- Occupation: medical doctor
- Known for: an expert on recognizing and treating the after-effects of torture

= Vincent Iacopino =

American doctor

Vincent Iacopino is an American doctor, who has specialized in the after-effects of torture.
He is the author or co-author of several books on torture, or that address topics related to torture. He came up with the idea of the Istanbul Protocol.

In 2001 Iacopino wrote a manual on recognizing and treating torture victims for the United Nations.

Iacopino published a paper entitled "Neglect of Medical Evidence of Torture in Guantánamo Bay: A Case Series" in April 2011.

On February 5, 2013, Iacopino testified, by video link, at the Guantanamo Military Commission in the case of Abd al Rahim al Nashiri who is accused of involvement in the USS Cole bombing. Iacopino was asked on how to conduct a no-harm medical examination on Nashiri who was subject of what is described as a mock execution and who was waterboarded by the CIA twice.
On February 7, in response to a Prosecution request James Pohl, the Presiding Officer of al Nashiri's Military Commission ordered that a panel of mental health experts examine Al Nashiri. The Defense, in turn, argued that panel should take advice from Iacopino, on how to interview Al Nashiri without causing additional damage.
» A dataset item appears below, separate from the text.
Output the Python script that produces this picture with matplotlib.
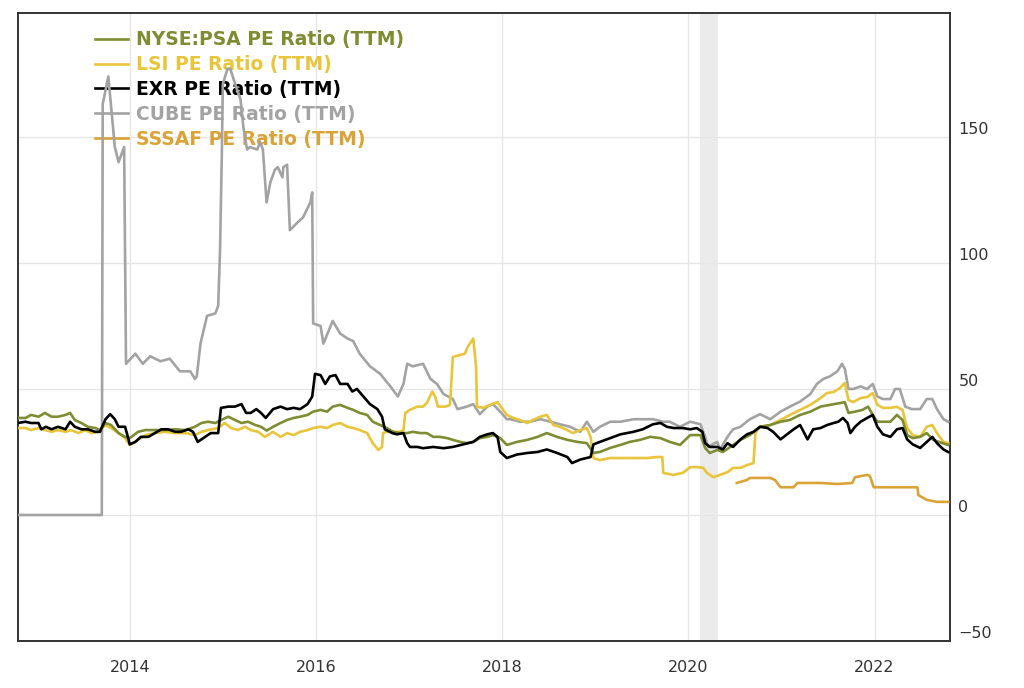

On March 28, 2016, Spencer Ackerman, writing in The Guardian, broke an account of how, although the CIA had illegally destroyed its extensive library of video tapes documenting the torture of the men and boys it had apprehended through its covert "snatch teams", it still retained humiliating naked photos of bruised and beaten captives that observers described as "gruesome". Iacopino was widely cited as an expert on torture who stated that humiliating captives by taking photos of them, while naked, was a form of sexual humiliation which could be considered a form of torture. According to Camila Vargax of Latercera, Iacopino called for an investigation, from international authorities, to determine whether the photos were a war crime.